═══ Dataset ═══
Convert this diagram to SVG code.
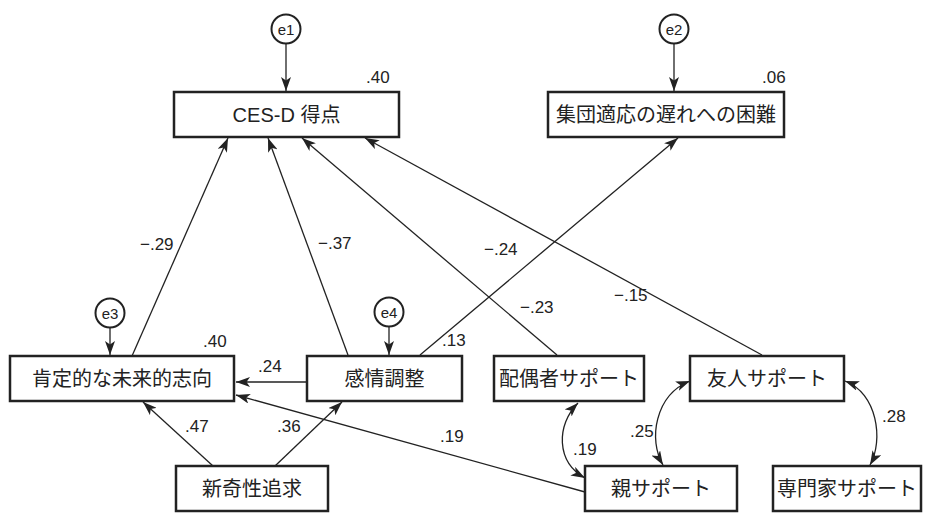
<svg xmlns="http://www.w3.org/2000/svg" width="925" height="514" viewBox="0 0 925 514">
<defs>
<marker id="ah" viewBox="0 0 14 10" refX="14" refY="5" markerWidth="14" markerHeight="10" markerUnits="userSpaceOnUse" orient="auto-start-reverse">
<path d="M0,0 L14,5 L0,10 L3.5,5 Z" fill="#222"/>
</marker>
</defs>
<style>
.box{fill:#fff;stroke:#222;stroke-width:2.5}
.err{fill:#fff;stroke:#222;stroke-width:2}
.lbl{font-family:"Liberation Sans","Noto Sans CJK JP",sans-serif;font-size:20px;fill:#222;text-anchor:middle}
.el{font-family:"Liberation Sans",sans-serif;font-size:15px;fill:#222;text-anchor:middle}
.num{font-family:"Liberation Sans",sans-serif;font-size:17px;fill:#222}
.ln{fill:none;stroke:#222;stroke-width:1.3;marker-end:url(#ah)}
.dbl{fill:none;stroke:#222;stroke-width:1.3;marker-start:url(#ah);marker-end:url(#ah)}
</style>
<rect width="925" height="514" fill="#fff"/>
<g id="connectors">
<line class="ln" x1="132" y1="356" x2="228" y2="138"/>
<line class="ln" x1="348" y1="355" x2="268" y2="138"/>
<line class="ln" x1="557" y1="355" x2="302" y2="138"/>
<line class="ln" x1="762" y1="355" x2="365" y2="138"/>
<line class="ln" x1="420" y1="355" x2="678" y2="138"/>
<line class="ln" x1="307" y1="382" x2="236" y2="382"/>
<line class="ln" x1="585" y1="492" x2="236" y2="395"/>
<line class="ln" x1="213" y1="466" x2="143" y2="402"/>
<line class="ln" x1="275" y1="466" x2="342" y2="402"/>
<line class="ln" x1="286" y1="44" x2="286" y2="91"/>
<line class="ln" x1="674" y1="44" x2="674" y2="91"/>
<line class="ln" x1="110" y1="328" x2="110" y2="355"/>
<line class="ln" x1="389" y1="327" x2="389" y2="355"/>
<path class="dbl" d="M578,403 C556,425 556,462 585,478"/>
<path class="dbl" d="M690,381 C655,395 648,440 663,465"/>
<path class="dbl" d="M845,381 C877,393 884,440 870,465"/>
</g>
<g id="labels">
<text class="num" x="140" y="250">−.29</text>
<text class="num" x="318" y="249">−.37</text>
<text class="num" x="484" y="255">−.24</text>
<text class="num" x="520" y="313">−.23</text>
<text class="num" x="614" y="301">−.15</text>
<text class="num" x="366" y="83">.40</text>
<text class="num" x="762" y="83">.06</text>
<text class="num" x="203" y="347">.40</text>
<text class="num" x="442" y="346">.13</text>
<text class="num" x="258" y="372">.24</text>
<text class="num" x="185" y="432">.47</text>
<text class="num" x="277" y="432">.36</text>
<text class="num" x="440" y="442">.19</text>
<text class="num" x="573" y="455">.19</text>
<text class="num" x="630" y="437">.25</text>
<text class="num" x="882" y="422">.28</text>
</g>
<g id="e1"><circle class="err" cx="286" cy="29" r="14.5"/><text class="el" x="286" y="34.5">e1</text></g>
<g id="e2"><circle class="err" cx="674" cy="29" r="14.5"/><text class="el" x="674" y="34.5">e2</text></g>
<g id="e3"><circle class="err" cx="110" cy="313" r="14.5"/><text class="el" x="110" y="318.5">e3</text></g>
<g id="e4"><circle class="err" cx="389" cy="312" r="14.5"/><text class="el" x="389" y="317.5">e4</text></g>
<g id="cesd"><rect class="box" x="174" y="92" width="225" height="45"/><text class="lbl" x="286.5" y="122">CES-D 得点</text></g>
<g id="shudan"><rect class="box" x="548" y="92" width="236" height="45"/><text class="lbl" x="666" y="122">集団適応の遅れへの困難</text></g>
<g id="kotei"><rect class="box" x="10" y="356" width="224" height="45"/><text class="lbl" x="122" y="386">肯定的な未来的志向</text></g>
<g id="kanjo"><rect class="box" x="307" y="356" width="155" height="45"/><text class="lbl" x="384.5" y="386">感情調整</text></g>
<g id="haigusha"><rect class="box" x="494" y="356" width="150" height="45"/><text class="lbl" x="569" y="386">配偶者サポート</text></g>
<g id="yujin"><rect class="box" x="690" y="356" width="154" height="45"/><text class="lbl" x="767" y="386">友人サポート</text></g>
<g id="shinki"><rect class="box" x="176" y="466" width="152" height="45"/><text class="lbl" x="252" y="496">新奇性追求</text></g>
<g id="oya"><rect class="box" x="585" y="466" width="152" height="45"/><text class="lbl" x="661" y="496">親サポート</text></g>
<g id="senmon"><rect class="box" x="773" y="466" width="148" height="45"/><text class="lbl" x="847" y="496">専門家サポート</text></g>
</svg>
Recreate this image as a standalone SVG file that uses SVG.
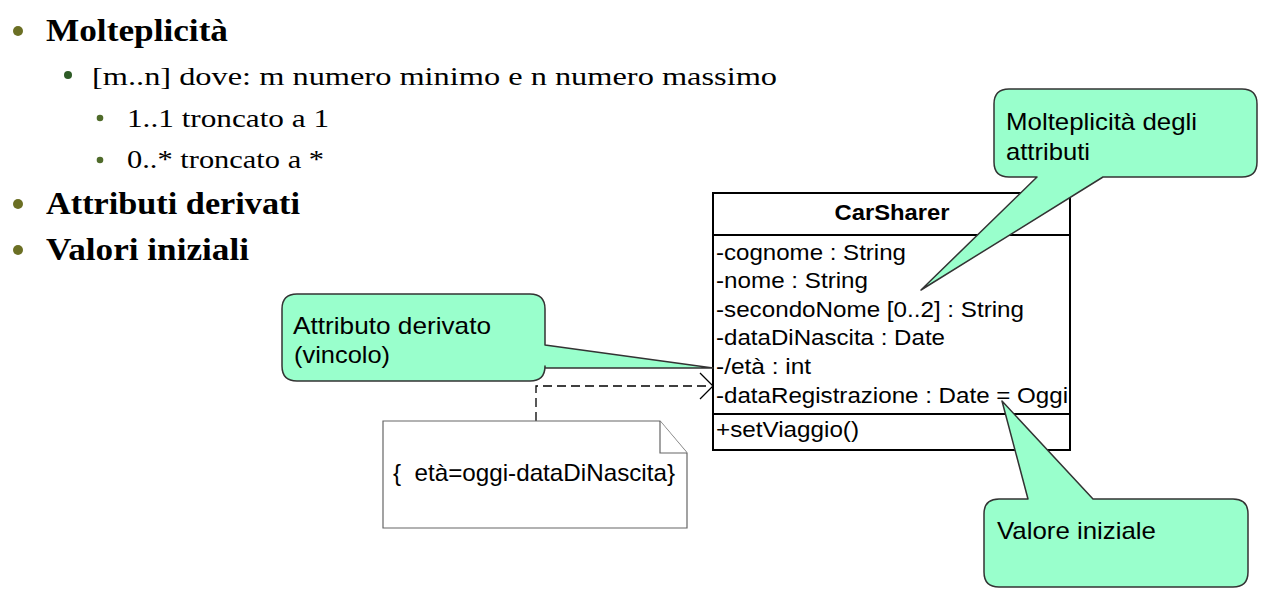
<svg xmlns="http://www.w3.org/2000/svg" width="1273" height="597" viewBox="0 0 1273 597">
<style>
.b1{font-family:"Liberation Serif","DejaVu Serif",serif;font-weight:bold;font-size:31px;fill:#000}
.b2{font-family:"Liberation Serif","DejaVu Serif",serif;font-size:26px;fill:#000}
.cls{font-family:"Liberation Sans",Arial,sans-serif;font-size:22px;fill:#000}
.clsb{font-family:"Liberation Sans",Arial,sans-serif;font-size:22px;font-weight:bold;fill:#000}
.co{font-family:"Liberation Sans",Arial,sans-serif;font-size:24px;fill:#000}
.callout{fill:#99ffcc;stroke:#333;stroke-width:1.5;stroke-linejoin:round}
.box{fill:#fff;stroke:#000;stroke-width:2}
.note{fill:#fff;stroke:#666;stroke-width:1.2}
.dash{fill:none;stroke:#000;stroke-width:1.3;stroke-dasharray:9,5}
</style>
<rect width="1273" height="597" fill="#fff"/>
<g id="bullets">
  <circle cx="18" cy="31" r="5" fill="#6b6f24"/>
  <text class="b1" x="46" y="41" textLength="182" lengthAdjust="spacingAndGlyphs">Molteplicità</text>
  <circle cx="68" cy="75" r="4" fill="#2e5b26"/>
  <text class="b2" x="92" y="85" textLength="685" lengthAdjust="spacingAndGlyphs">[m..n] dove: m numero minimo e n numero massimo</text>
  <circle cx="100" cy="118" r="3.3" fill="#4f6b2a"/>
  <text class="b2" x="127" y="127" textLength="202" lengthAdjust="spacingAndGlyphs">1..1 troncato a 1</text>
  <circle cx="100" cy="160" r="3.3" fill="#4f6b2a"/>
  <text class="b2" x="127" y="168" textLength="197" lengthAdjust="spacingAndGlyphs">0..* troncato a *</text>
  <circle cx="18" cy="204" r="5" fill="#6b6f24"/>
  <text class="b1" x="46" y="214" textLength="254" lengthAdjust="spacingAndGlyphs">Attributi derivati</text>
  <circle cx="18" cy="250" r="5" fill="#6b6f24"/>
  <text class="b1" x="46" y="260" textLength="203" lengthAdjust="spacingAndGlyphs">Valori iniziali</text>
</g>
<g id="connectors">
  <path class="dash" d="M536,421 V386 H711"/>
  <path d="M700,373 L713,386 L700,399" fill="none" stroke="#000" stroke-width="1.3"/>
</g>
<g id="CarSharer">
  <rect class="box" x="713" y="193" width="357" height="257"/>
  <line x1="713" y1="235" x2="1070" y2="235" stroke="#000" stroke-width="2"/>
  <line x1="713" y1="414" x2="1070" y2="414" stroke="#000" stroke-width="2"/>
  <text class="clsb" x="892" y="220" text-anchor="middle" textLength="115" lengthAdjust="spacingAndGlyphs">CarSharer</text>
  <text class="cls" x="716" y="260" textLength="190" lengthAdjust="spacingAndGlyphs">-cognome : String</text>
  <text class="cls" x="716" y="288" textLength="152" lengthAdjust="spacingAndGlyphs">-nome : String</text>
  <text class="cls" x="716" y="317" textLength="308" lengthAdjust="spacingAndGlyphs">-secondoNome [0..2] : String</text>
  <text class="cls" x="716" y="345" textLength="229" lengthAdjust="spacingAndGlyphs">-dataDiNascita : Date</text>
  <text class="cls" x="716" y="374" textLength="95" lengthAdjust="spacingAndGlyphs">-/età : int</text>
  <text class="cls" x="716" y="403" textLength="352" lengthAdjust="spacingAndGlyphs">-dataRegistrazione : Date = Oggi</text>
  <text class="cls" x="716" y="437" textLength="143" lengthAdjust="spacingAndGlyphs">+setViaggio()</text>
</g>
<g id="note">
  <path class="note" d="M383,421 H660 L687,453 V528 H383 Z"/>
  <path class="note" d="M660,421 V453 H687" fill="none"/>
  <text class="co" x="393" y="481" font-size="22" textLength="282" lengthAdjust="spacingAndGlyphs" xml:space="preserve">{  età=oggi-dataDiNascita}</text>
</g>
<g id="callout-derivato">
  <path class="callout" d="M297,294 H530 Q545,294 545,309 V345 L713,368 H545 V366 Q545,381 530,381 H297 Q282,381 282,366 V309 Q282,294 297,294 Z"/>
  <text class="co" x="293" y="334" textLength="198" lengthAdjust="spacingAndGlyphs">Attributo derivato</text>
  <text class="co" x="294" y="363" textLength="96" lengthAdjust="spacingAndGlyphs">(vincolo)</text>
</g>
<g id="callout-molteplicita">
  <path class="callout" d="M1009,89 H1242 Q1257,89 1257,104 V162 Q1257,177 1242,177 H1103 L921,290 L1037,177 H1009 Q994,177 994,162 V104 Q994,89 1009,89 Z"/>
  <text class="co" x="1006" y="130" textLength="191" lengthAdjust="spacingAndGlyphs">Molteplicità degli</text>
  <text class="co" x="1006" y="160" textLength="84" lengthAdjust="spacingAndGlyphs">attributi</text>
</g>
<g id="callout-valore">
  <path class="callout" d="M999,499 H1028 L1002,401 L1093,499 H1233 Q1248,499 1248,514 V572 Q1248,587 1233,587 H999 Q984,587 984,572 V514 Q984,499 999,499 Z"/>
  <text class="co" x="997" y="539" textLength="159" lengthAdjust="spacingAndGlyphs">Valore iniziale</text>
</g>
</svg>
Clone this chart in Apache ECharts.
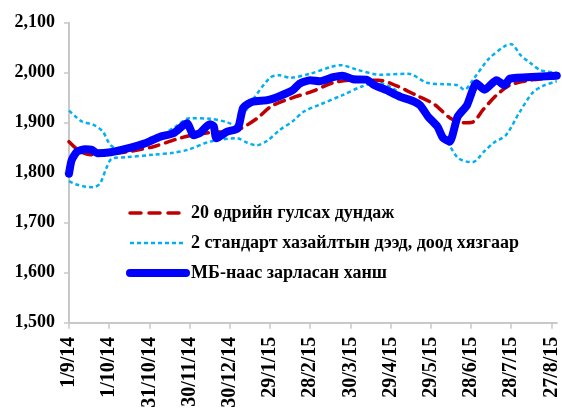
═══
# Aim of the exercise:
Collect each line holding the string "this".

# Exercise answer:
Convert this diagram to SVG code.
Recreate this image as a standalone SVG file that uses SVG.
Clone this chart in Apache ECharts.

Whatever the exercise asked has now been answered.